Burguesia, assim como Família, começa de forma despretensiosa: “a uma mulher que jamais tivera animais, um dia deram um gato”. Esse preâmbulo, apesar de sua singeleza, aponta para ricas possibilidades de desenvolvimento. A história familiar de Ilaria, cuja trajetória muda consideravelmente quando encontra o mundo dos aficionados por animais de estimação, repete-se de maneira alegórica na história dos gatos siameses — em nada parecidos com o modelo tigrado da capa do volume — que passaram a fazer parte de sua vida. A descoberta desse afeto novo e inusitado completa-se na dor da perda:
“‘Até os gatos morrem’, sibilava insensatamente uma voz dentro de sua cabeça. Ela achava estranho que daquelas bandejas e tigelas emanasse tanta dor, porque em sua infância tinham-lhe ensinado que os animais não eram nada, o sentido deles em nossa vida é nulo, não se sofre por causa de animais. Isso era o que lhe haviam ensinado. Mas a fisionomia secreta daquele gatinho se desenhava dolorosamente dentro dela. Ele tinha largas orelhas marrons e uma cara marrom, pontuda e triangular, esperta, viva e séria, uma das caras mais vivas e mais sérias que ela já vira. Naquela seriedade, porém, estava escondida toda a alegria do mundo.”
Pela própria natureza de sua concepção, Burguesia tem o tom emocional um pouco mais alto, sem, contudo, resvalar para a pieguice.
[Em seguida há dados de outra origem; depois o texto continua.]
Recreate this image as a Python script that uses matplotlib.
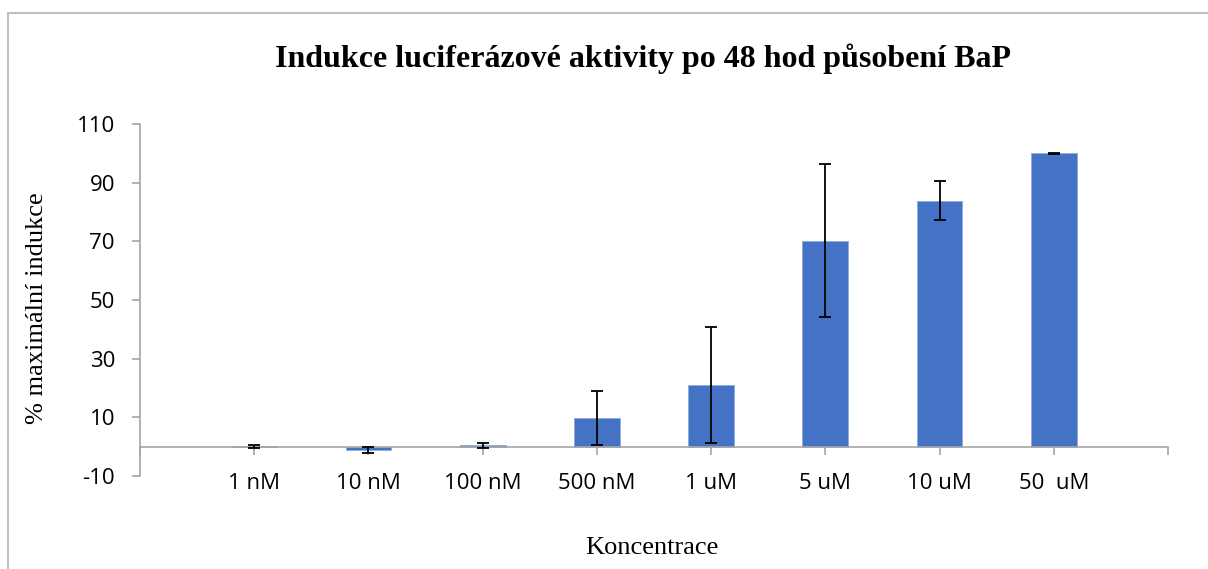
import matplotlib
matplotlib.use("Agg")
import matplotlib.pyplot as plt
from matplotlib.patches import Rectangle

plt.rcParams["axes.unicode_minus"] = False

categories = ["1 nM", "10 nM", "100 nM", "500 nM", "1 uM", "5 uM", "10 uM", "50  uM"]
values = [0.2, -1.0, 0.5, 9.8, 21.0, 70.2, 83.9, 100.0]
errors = [0.5, 1.0, 0.9, 9.2, 19.7, 26.0, 6.5, 0.1]
yticks = [-10, 10, 30, 50, 70, 90, 110]

title = "Indukce luciferázové aktivity po 48 hod působení BaP"
xlabel = "Koncentrace"
ylabel = "% maximální indukce"

W, H = 1208, 569
fig = plt.figure(figsize=(W / 100, H / 100), dpi=100)
fig.patch.set_facecolor("white")

# chart border (Excel style)
fig.patches.append(Rectangle((8 / W, -0.05), 1.2, (H - 13) / H + 0.05,
                             transform=fig.transFigure, fill=False,
                             edgecolor="#BFBFBF", linewidth=1.5))

ax = fig.add_axes([140 / W, (H - 476) / H, 1028 / W, 352 / H])

pos = list(range(len(categories)))
ax.bar(pos, values, width=0.4, color="#4472C4", edgecolor="#8FAADC",
       linewidth=0.6, zorder=2)
ax.errorbar(pos, values, yerr=errors, fmt="none", ecolor="black",
            elinewidth=1.3, capsize=4.3, capthick=1.3, zorder=3)

ax.set_xlim(-1, len(categories))
ax.set_ylim(-10, 110)
ax.set_yticks(yticks)
ax.set_xticks(list(range(-1, len(categories) + 1)))
ax.set_xticklabels([""] + categories + [""])

for s in ["top", "right"]:
    ax.spines[s].set_visible(False)
ax.spines["bottom"].set_position(("data", 0))
ax.spines["bottom"].set_color("#A6A6A6")
ax.spines["left"].set_color("#A6A6A6")
ax.spines["bottom"].set_linewidth(1.2)
ax.spines["left"].set_linewidth(1.2)

tickfont = "Open Sans"
ax.tick_params(axis="y", direction="out", length=6, width=1.2, color="#A6A6A6",
               labelsize=16, labelcolor="black", pad=12)
ax.tick_params(axis="x", direction="out", length=6, width=1.2, color="#A6A6A6",
               labelsize=16, labelcolor="black", pad=13)
for lab in ax.get_xticklabels() + ax.get_yticklabels():
    lab.set_fontfamily(tickfont)

fig.text(643 / W, 1 - 59 / H, title, ha="center", va="center",
         fontfamily="Liberation Serif", fontweight="bold", fontsize=23)
fig.text(652 / W, 1 - 548 / H, xlabel, ha="center", va="center",
         fontfamily="Liberation Serif", fontsize=19)
fig.text(37 / W, 1 - 308 / H, ylabel, ha="center", va="center", rotation=90,
         fontfamily="Liberation Serif", fontsize=19)

fig.savefig("out.png", dpi=100)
Ao contrário, seguindo à risca seu ideal estético, Natalia Ginzburg pinta os afetos com cores básicas, cruas, cruéis às vezes, como quando ironiza o sentimento dos retratados. E é interessante perceber que, assim como a instituição “família” e o estrato “burguesia”, Carmine e Ilaria são personagens à beira da morte, sem, no entanto, conhecerem seu destino, situação que acaba construindo a grande metáfora da obra.
Família constitui um belo texto, tratado com dignidade numa edição correta, mas não menos caprichada e que — cruzem-se os dedos — recomendará também que se traga à luz outros trabalhos dessa escritora de rara sagacidade e competência literária.